### [PROMPT]
Print, word for word, every line from the beginning of the listing up to and including the line with "plt.rcParams['font.family'] = ['Liberation". Pictures are to be excluded.
═════ COLLECTED MATERIAL ═════
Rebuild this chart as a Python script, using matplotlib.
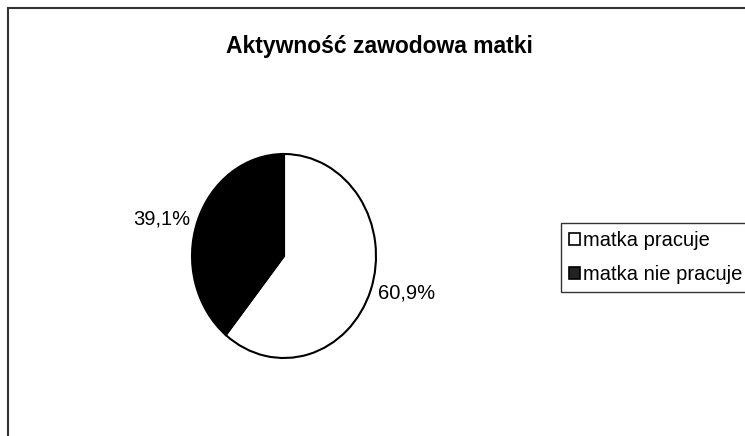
import matplotlib
matplotlib.use("Agg")
import matplotlib.pyplot as plt
from matplotlib.lines import Line2D
from matplotlib.patches import Patch

plt.rcParams['font.family'] = ['Liberation Sans', 'DejaVu Sans']

title = "Aktywność zawodowa matki"
categories = ["matka pracuje", "matka nie pracuje"]
values = [60.9, 39.1]
colors = ["white", "black"]
legend_colors = ["white", "#222222"]

W, H = 745, 436
fig = plt.figure(figsize=(W / 100, H / 100), dpi=100)

# pie axes: x -1..1 -> 192..375 px, y -1..1 -> 358..154 px
cx, cy, rx, ry = 284, 256, 92, 102
left = (cx - rx) / W
bottom = 1 - (cy + ry) / H
ax = fig.add_axes([left, bottom, 2 * rx / W, 2 * ry / H])

pct_labels = [f"{v:.1f}%".replace(".", ",") for v in values]
wedges, texts = ax.pie(values, colors=colors, startangle=90, counterclock=False,
                       labels=pct_labels, labeldistance=1.08,
                       wedgeprops=dict(edgecolor="black", linewidth=1.5),
                       textprops=dict(fontsize=14.5))
ax.set_aspect('auto')
ax.set_xlim(-1, 1)
ax.set_ylim(-1, 1)
ax.axis('off')

fig.text(379 / W, 1 - 46 / H, title, ha='center', va='center',
         fontsize=16.5, fontweight='bold')

handles = [Patch(facecolor=c, edgecolor='black', linewidth=1.2) for c in legend_colors]
leg = fig.legend(handles, categories, loc='upper left',
                 bbox_to_anchor=(561 / W, 1 - 223 / H),
                 fontsize=14.5, frameon=True, fancybox=False,
                 handlelength=0.55, handleheight=0.55, handletextpad=0.12,
                 borderpad=0.4, labelspacing=0.75, borderaxespad=0)
leg.get_frame().set_edgecolor('black')
leg.get_frame().set_linewidth(1.0)

# outer chart frame (top and left edges visible)
fig.add_artist(Line2D([8 / W, 1], [1 - 8 / H, 1 - 8 / H], color='#333333', linewidth=1.5))
fig.add_artist(Line2D([8 / W, 8 / W], [0, 1 - 8 / H], color='#333333', linewidth=1.5))

fig.savefig("out.png", dpi=100)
═════
### [RESPONSE TO THIS EXERCISE]
Rebuild this chart as a Python script, using matplotlib.
import matplotlib
matplotlib.use("Agg")
import matplotlib.pyplot as plt
from matplotlib.lines import Line2D
from matplotlib.patches import Patch

plt.rcParams['font.family'] = ['Liberation Sans', 'DejaVu Sans']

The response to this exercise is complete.